--- Begin Exercise inputs ---

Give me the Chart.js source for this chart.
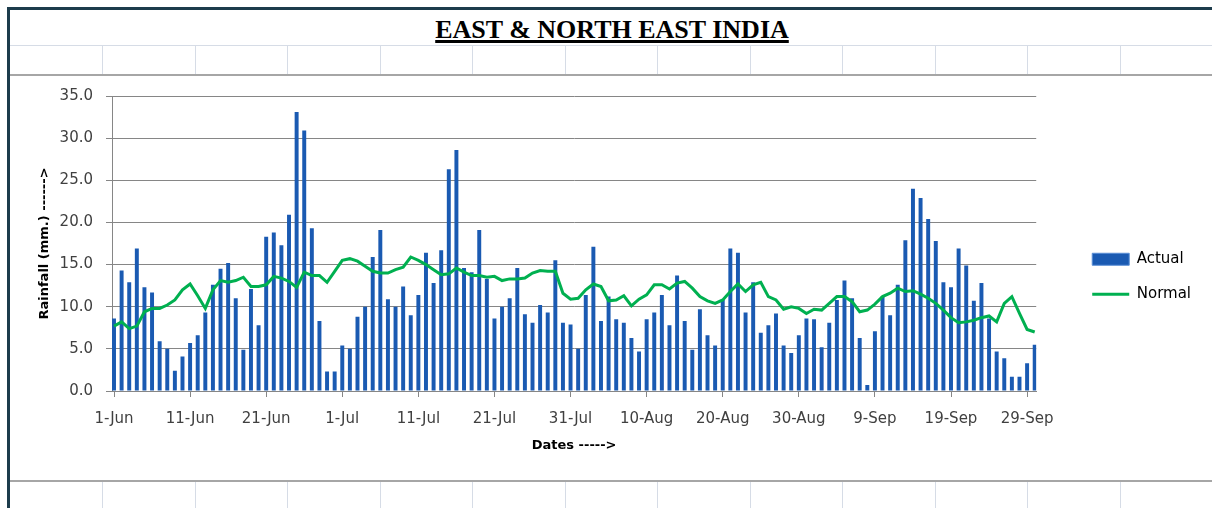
<!DOCTYPE html>
<html>
<head>
<meta charset="utf-8">
<script src="https://cdn.jsdelivr.net/npm/chart.js@4.4.1/dist/chart.umd.min.js"></script>
<style>
  body { margin: 0; width: 1212px; height: 508px; background: #fff; position: relative; overflow: hidden; }
  .frame-top { position: absolute; left: 7px; top: 7px; right: 0; height: 3px; background: #1d3c4c; }
  .frame-left { position: absolute; left: 7px; top: 7px; width: 3px; bottom: 0; background: #1d3c4c; }
  .cellrow { position: absolute; left: 10px; right: 0; height: 1px; background: #d6dce6; }
  .cellcol { position: absolute; width: 1px; background: #d6dce6; }
  .chartbox { position: absolute; left: 10px; right: 0; top: 74px; height: 404px; background: #fff;
              border-top: 2px solid #a6a6a6; border-bottom: 2px solid #a6a6a6; }
  #title { position: absolute; left: 12px; width: 1200px; top: 17px; text-align: center;
           font: bold 26px "Liberation Serif", serif; line-height: 26px; color: #000; }
  #title span { text-decoration: underline; text-decoration-thickness: 3px; text-underline-offset: 2px; }
  canvas { position: absolute; left: 0; top: 0; }
</style>
</head>
<body>
<div class="frame-top"></div>
<div class="frame-left"></div>
<div class="cellrow" style="top:45px"></div>
<div id="cells"></div>
<div class="chartbox"></div>
<div id="title"><span>EAST &amp; NORTH EAST INDIA</span></div>
<canvas id="chart" width="1212" height="508"></canvas>
<script>
const tickLabels = ["1-Jun", "11-Jun", "21-Jun", "1-Jul", "11-Jul", "21-Jul", "31-Jul",
  "10-Aug", "20-Aug", "30-Aug", "9-Sep", "19-Sep", "29-Sep"];
const tickDays = [0, 10, 20, 30, 40, 50, 60, 70, 80, 90, 100, 110, 120];

// daily rainfall, 1 Jun .. 30 Sep (mm)
const actual = [
  8.6, 14.3, 12.9, 16.9, 12.3, 11.7, 5.9, 5.0, 2.4, 4.1,
  5.7, 6.6, 9.3, 12.6, 14.5, 15.2, 11.0, 4.9, 12.1, 7.8,
  18.3, 18.8, 17.3, 20.9, 33.1, 30.9, 19.3, 8.3, 2.3, 2.3,
  5.4, 5.0, 8.8, 10.0, 15.9, 19.1, 10.9, 10.0, 12.4, 9.0,
  11.4, 16.4, 12.8, 16.7, 26.3, 28.6, 14.6, 14.1, 19.1, 13.3,
  8.6, 10.0, 11.0, 14.6, 9.1, 8.1, 10.2, 9.3, 15.5, 8.1,
  7.9, 5.0, 11.4, 17.1, 8.3, 11.2, 8.5, 8.1, 6.3, 4.7,
  8.5, 9.3, 11.4, 7.8, 13.7, 8.3, 4.9, 9.7, 6.6, 5.4,
  10.8, 16.9, 16.4, 9.3, 12.9, 6.9, 7.8, 9.2, 5.4, 4.5,
  6.6, 8.6, 8.5, 5.2, 8.1, 10.8, 13.1, 11.0, 6.3, 0.7,
  7.1, 11.2, 9.0, 12.6, 17.9, 24.0, 22.9, 20.4, 17.8, 12.9,
  12.3, 16.9, 14.9, 10.7, 12.8, 8.6, 4.7, 3.9, 1.7, 1.7,
  3.3, 5.5
];
const normal = [
  7.7, 8.2, 7.4, 7.7, 9.4, 9.8, 9.8, 10.2, 10.8, 12.0,
  12.7, 11.3, 9.8, 12.0, 13.1, 12.9, 13.1, 13.5, 12.4, 12.4,
  12.6, 13.6, 13.4, 13.0, 12.3, 14.1, 13.7, 13.7, 12.9, 14.2,
  15.5, 15.7, 15.4, 14.8, 14.2, 14.0, 14.0, 14.4, 14.7, 15.9,
  15.5, 15.0, 14.4, 13.8, 13.9, 14.6, 14.1, 13.7, 13.7, 13.5,
  13.6, 13.1, 13.3, 13.3, 13.4, 14.0, 14.3, 14.2, 14.2, 11.6,
  10.9, 11.0, 12.0, 12.7, 12.4, 10.7, 10.8, 11.3, 10.1, 10.9,
  11.4, 12.6, 12.6, 12.1, 12.8, 13.0, 12.2, 11.2, 10.7, 10.4,
  10.8, 11.8, 12.7, 11.8, 12.6, 12.9, 11.2, 10.8, 9.7, 10.0,
  9.8, 9.2, 9.7, 9.6, 10.4, 11.2, 11.2, 10.6, 9.4, 9.6,
  10.3, 11.2, 11.6, 12.2, 11.8, 11.9, 11.5, 11.0, 10.4, 9.6,
  8.7, 8.1, 8.2, 8.4, 8.7, 8.9, 8.2, 10.4, 11.2, 9.2,
  7.3, 7.0
];

// spreadsheet cell lines behind the chart
const cells = document.getElementById("cells");
for (let k = 0; k < 12; k++) {
  const x = Math.round(102 + k * 92.5);
  [[46, 29], [482, 26]].forEach(([top, h]) => {
    const d = document.createElement("div");
    d.className = "cellcol";
    d.style.left = x + "px";
    d.style.top = top + "px";
    d.style.height = h + "px";
    cells.appendChild(d);
  });
}

const axisGray = "#868686";
const labelFont = { family: "DejaVu Sans", size: 15 };
const titleFont = { family: "DejaVu Sans", size: 13, weight: "bold" };

const chart = new Chart(document.getElementById("chart"), {
  type: "bar",
  data: {
    datasets: [
      {
        type: "bar",
        label: "Actual",
        data: actual.map((v, i) => ({ x: i, y: v })),
        backgroundColor: "#1a5ab2",
        borderWidth: 0,
        barPercentage: 0.52,
        categoryPercentage: 1,
        order: 1,
      },
      {
        type: "line",
        label: "Normal",
        data: normal.map((v, i) => ({ x: i, y: v })),
        borderColor: "#00b050",
        backgroundColor: "#00b050",
        borderWidth: 3,
        pointRadius: 0,
        tension: 0,
        order: 0,
      },
    ],
  },
  options: {
    responsive: false,
    animation: false,
    layout: { padding: { left: 33, top: 96, bottom: 50.5, right: 11 } },
    plugins: {
      tooltip: { enabled: false },
      legend: {
        position: "right",
        align: "center",
        labels: {
          usePointStyle: true,
          pointStyleWidth: 37,
          boxHeight: 12,
          padding: 20,
          color: "#000",
          font: labelFont,
          sort: (a, b) => a.datasetIndex - b.datasetIndex,
          generateLabels(ch) {
            const items = Chart.defaults.plugins.legend.labels.generateLabels(ch);
            items.forEach((it) => {
              if (it.datasetIndex === 0) {
                it.pointStyle = "rect";
                it.strokeStyle = "#5a8fd6";
                it.lineWidth = 1;
              } else {
                it.pointStyle = "line";
              }
            });
            return items;
          },
        },
      },
    },
    scales: {
      x: {
        type: "linear",
        min: -0.263,
        max: 121.2,
        offset: false,
        afterBuildTicks: (ax) => {
          ax.ticks = tickDays.map((v) => ({ value: v }));
        },
        afterFit: (ax) => {
          ax.height = 66.5;
        },
        grid: { drawOnChartArea: false, drawTicks: true, tickLength: 6, color: axisGray, offset: false },
        border: { display: true, color: axisGray },
        ticks: {
          padding: 13,
          maxRotation: 0,
          autoSkip: false,
          color: "#404040",
          font: labelFont,
          callback: (v) => tickLabels[tickDays.indexOf(v)],
        },
        title: { display: true, text: "Dates ----->", color: "#000", font: titleFont },
      },
      y: {
        min: 0,
        max: 35,
        afterFit: (ax) => {
          ax.width = 79;
        },
        ticks: {
          stepSize: 5,
          padding: 13,
          color: "#404040",
          font: labelFont,
          callback: (v) => v.toFixed(1),
        },
        grid: { color: axisGray, tickLength: 6 },
        border: { color: axisGray },
        title: { display: true, text: "Rainfall (mm.) ------>", color: "#000", font: titleFont },
      },
      gap: {
        type: "linear",
        position: "right",
        grid: { display: false },
        border: { display: false },
        ticks: { display: false },
        afterFit: (ax) => {
          ax.width = 36;
        },
      },
    },
  },
});
</script>
</body>
</html>
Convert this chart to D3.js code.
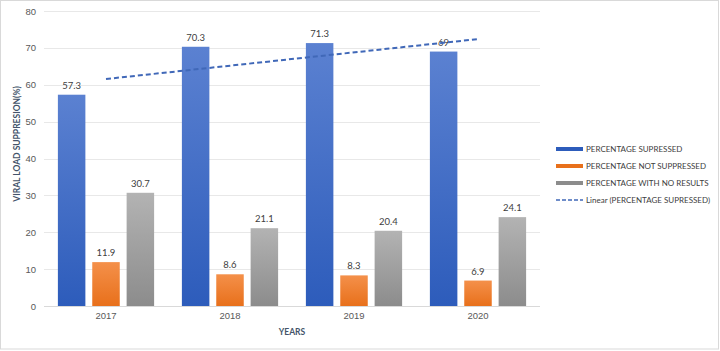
<!DOCTYPE html>
<html>
<head>
<meta charset="utf-8">
<script src="https://cdn.jsdelivr.net/npm/d3@7"></script>
<style>
  body { margin: 0; background: #ffffff; }
  svg { display: block; font-family: Lato, "Liberation Sans", sans-serif; }
</style>
</head>
<body>
<div id="chart"></div>
<script>
// chart data
const years = ["2017", "2018", "2019", "2020"];
const suppressed = [57.3, 70.3, 71.3, 69];
const notSuppressed = [11.9, 8.6, 8.3, 6.9];
const noResults = [30.7, 21.1, 20.4, 24.1];
const yTicks = [0, 10, 20, 30, 40, 50, 60, 70, 80];
const seriesNames = ["PERCENTAGE SUPRESSED", "PERCENTAGE NOT SUPPRESSED", "PERCENTAGE WITH NO RESULTS"];
const trendName = "Linear (PERCENTAGE SUPRESSED)";

const width = 720, height = 351;
const margin = {top: 11, right: 180, bottom: 45, left: 44};

const svg = d3.select("#chart").append("svg")
    .attr("width", width)
    .attr("height", height);

// outer border
svg.append("rect")
    .attr("x", 0.5).attr("y", 0.5)
    .attr("width", width - 2).attr("height", height - 2.5)
    .attr("fill", "#ffffff")
    .attr("stroke", "#d9d9d9");

// gradients for bars
const defs = svg.append("defs");
const gradColors = [["#5b81d1", "#2d5cbb"], ["#f4904a", "#e8701b"], ["#b3b3b3", "#8c8c8c"]];
gradColors.forEach((c, i) => {
    const g = defs.append("linearGradient")
        .attr("id", "grad" + i)
        .attr("x1", 0).attr("y1", 0).attr("x2", 0).attr("y2", 1);
    g.append("stop").attr("offset", "0%").attr("stop-color", c[0]);
    g.append("stop").attr("offset", "100%").attr("stop-color", c[1]);
});

const x = d3.scaleBand()
    .domain(years)
    .range([margin.left, 540])
    .paddingInner(0.224)
    .paddingOuter(0.112);

const x1 = d3.scaleBand()
    .domain([0, 1, 2])
    .range([0, x.bandwidth()])
    .paddingInner(0.2);

const y = d3.scaleLinear()
    .domain([0, 80])
    .range([306, margin.top]);

// gridlines
svg.append("g")
    .selectAll("line")
    .data(yTicks)
    .enter().append("line")
    .attr("x1", margin.left)
    .attr("x2", 540)
    .attr("y1", d => Math.round(y(d)) + 0.5)
    .attr("y2", d => Math.round(y(d)) + 0.5)
    .attr("stroke", d => d === 0 ? "#d9d9d9" : "#e8e8e8")
    .attr("stroke-width", 1);

// Y axis labels
const yAxis = svg.append("g")
    .attr("transform", "translate(" + (margin.left - 8) + ",0)")
    .call(d3.axisLeft(y).tickValues(yTicks).tickSize(0).tickPadding(0));
yAxis.select(".domain").remove();
yAxis.selectAll("text")
    .attr("fill", "#595959")
    .style("font-size", "9.5px");

// X axis labels
const xAxis = svg.append("g")
    .attr("transform", "translate(0," + 306 + ")")
    .call(d3.axisBottom(x).tickSize(0).tickPadding(6));
xAxis.select(".domain").remove();
xAxis.selectAll("text")
    .attr("fill", "#595959")
    .style("font-size", "9.5px");

// bars
const series = [suppressed, notSuppressed, noResults];
const rows = [];
years.forEach((yr, i) => {
    series.forEach((s, j) => rows.push({year: yr, s: j, v: s[i]}));
});

svg.append("g")
    .selectAll("rect")
    .data(rows)
    .enter().append("rect")
    .attr("x", d => x(d.year) + x1(d.s))
    .attr("y", d => y(d.v))
    .attr("width", x1.bandwidth())
    .attr("height", d => y(0) - y(d.v))
    .attr("fill", d => "url(#grad" + d.s + ")");

// data labels
svg.append("g")
    .selectAll("text")
    .data(rows)
    .enter().append("text")
    .attr("x", d => x(d.year) + x1(d.s) + x1.bandwidth() / 2)
    .attr("y", d => y(d.v) - 6)
    .attr("text-anchor", "middle")
    .attr("fill", "#404040")
    .style("font-size", "9.5px")
    .text(d => d.v);

// linear trendline (least squares, like the spreadsheet)
const n = suppressed.length;
const mx = (n - 1) / 2;
const my = d3.mean(suppressed);
let sxy = 0, sxx = 0;
suppressed.forEach((v, i) => { sxy += (i - mx) * (v - my); sxx += (i - mx) * (i - mx); });
const slope = sxy / sxx;
const intercept = my - slope * mx;

svg.append("line")
    .attr("x1", x(years[0]) + x.bandwidth() / 2)
    .attr("x2", x(years[n - 1]) + x.bandwidth() / 2)
    .attr("y1", y(intercept))
    .attr("y2", y(intercept + slope * (n - 1)))
    .attr("stroke", "#4068b8")
    .attr("stroke-width", 2)
    .attr("stroke-dasharray", "5,3");

// axis titles
svg.append("text")
    .attr("transform", "translate(20," + 144 + ") rotate(-90)")
    .attr("text-anchor", "middle")
    .attr("fill", "#44546a")
    .style("font-size", "8.5px")
    .style("font-weight", "bold")
    .text("VIRAL LOAD SUPPRESION(%)");

svg.append("text")
    .attr("x", (margin.left + 540) / 2)
    .attr("y", 335)
    .attr("text-anchor", "middle")
    .attr("fill", "#44546a")
    .style("font-size", "8.5px")
    .style("font-weight", "bold")
    .text("YEARS");

// legend
const legend = svg.append("g").attr("transform", "translate(556,149)");
seriesNames.forEach((name, i) => {
    const row = legend.append("g").attr("transform", "translate(0," + i * 17 + ")");
    row.append("rect")
        .attr("x", 0).attr("y", -2)
        .attr("width", 27).attr("height", 4)
        .attr("fill", gradColors[i][1]);
    row.append("text")
        .attr("x", 30).attr("y", 3)
        .attr("fill", "#404040")
        .style("font-size", "8px")
        .text(name);
});
const trendRow = legend.append("g").attr("transform", "translate(0," + 3 * 17 + ")");
trendRow.append("line")
    .attr("x1", 0).attr("x2", 27)
    .attr("stroke", "#4068b8")
    .attr("stroke-width", 1.5)
    .attr("stroke-dasharray", "4,2");
trendRow.append("text")
    .attr("x", 30).attr("y", 3)
    .attr("fill", "#404040")
    .style("font-size", "8px")
    .text(trendName);
</script>
</body>
</html>
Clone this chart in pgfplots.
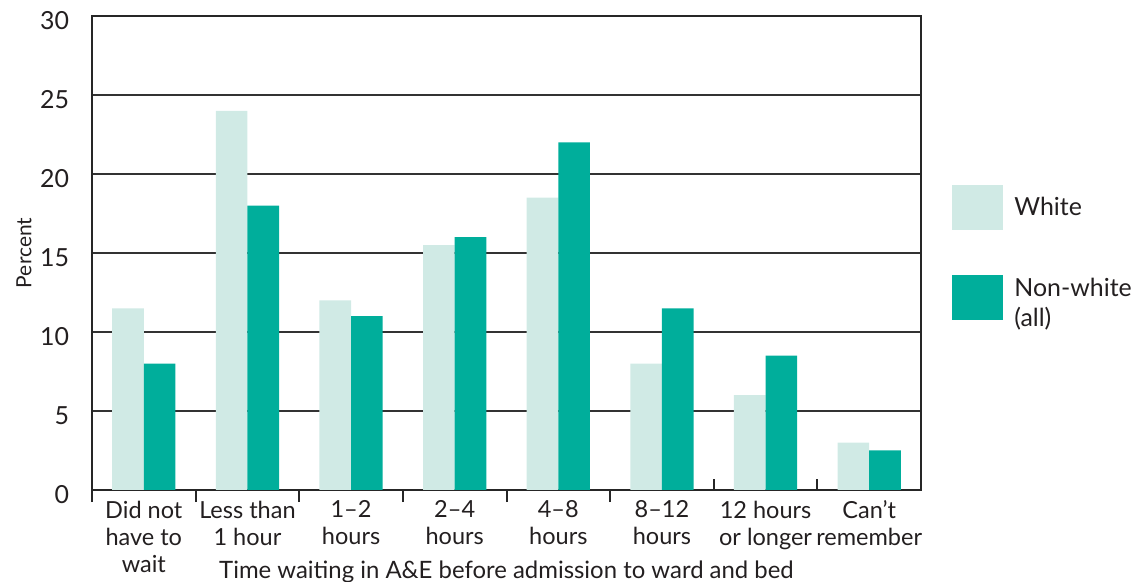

--- End Exercise inputs ---

◆ Instructions for the task
Filter for "this". Return all lines that hold it.

◆ Response to the task
Give me the Chart.js source for this chart.
Convert this chart to D3.js code.
Clone this chart in pgfplots.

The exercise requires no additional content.